Le préjugé à l’égard du cinéma était fort répandu dans l’entre-deux-guerres. Guitry, grand homme de théâtre, se méfiait assez naturellement d’un art encore jeune, d'origine foraine. C’est sous l’influence de sa jeune épouse, Jacqueline Delubac, que l’auteur de Faisons un rêve semble totalement se convertir au septième art en 1935 : Bonne chance témoigne de cet engouement. Tout se passe comme si le soudain enthousiasme pour le cinéma y allait de pair avec le sentiment amoureux voué à la comédienne qu’il vient à peine d’épouser et qui est sa délicieuse partenaire dans Bonne chance.
Le film est une comédie sentimentale primesautière au scénario charmant et cocasse. Si les bons mots y fusent de la bouche de Guitry comme dans ses pièces, le « jeune » réalisateur Guitry (aidé techniquement par Fernand Rivers) semble follement s’amuser des potentialités offertes par la caméra et le microphone. Dans une séquence, la voix off de Guitry s’étonne ainsi de la façon dont on filme la route dans une voiture au cinéma, et réalise de facto ce qu’il est train d’expliquer à sa bien-aimée dubitative !
On dit parfois Guitry sentencieux et poseur, mais Bonne chance témoigne bien plus de sa légèreté de touche et de son esprit d’autodérision : ayant conscience d’être deux fois plus âgé que Jacqueline Delubac, l’apprenti cinéaste ne cesse de se moquer de son âge canonique, allant jusqu’à suggérer in fine un complexe d’Œdipe...
Jacqueline Delubac, qui tournera ensuite dans une dizaine de films de son époux, offre à Bonne chance sa fraîcheur, son piquant, son élégance… en un mot un charme si singulier, qu’il fait accepter au spectateur son jeu légèrement faux.

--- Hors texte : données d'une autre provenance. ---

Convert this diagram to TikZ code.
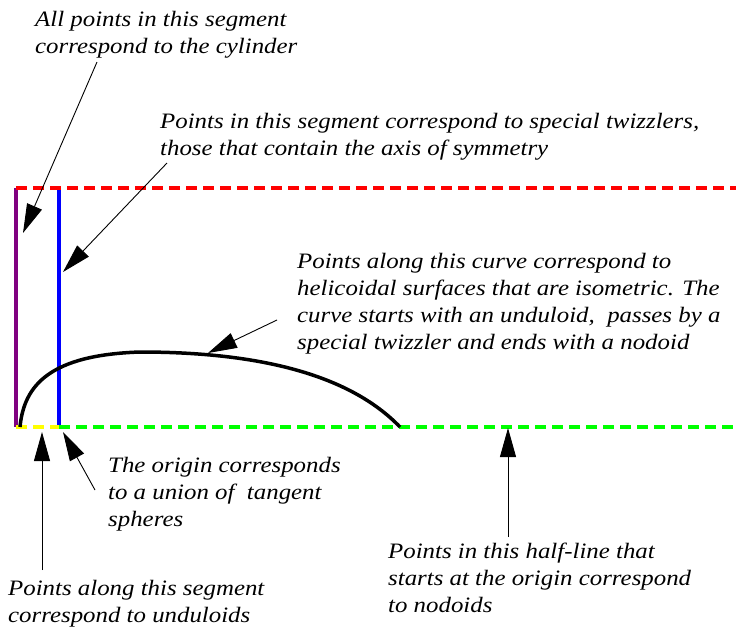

Pauline Carton (sa mère dans le film) égaye Bonne chance ! de sa voix pointue inimitable.
Les spectateurs monégasques seront aussi sensibles aux séquences ayant lieu au Casino de Monte-Carlo et à l’Hôtel de Paris, Guitry affectionnant tellement la principauté que c’est là qu’il y emmenait ses conquêtes féminines pour les séduire…
Après cette pochade où l’on trouve déjà les linéaments de l’impressionnante œuvre cinématographique future, Guitry reviendra tourner à Monaco le film qui est sûrement son chef d’œuvre : Le Roman d’un tricheur. La principauté inspirait décidément le maître.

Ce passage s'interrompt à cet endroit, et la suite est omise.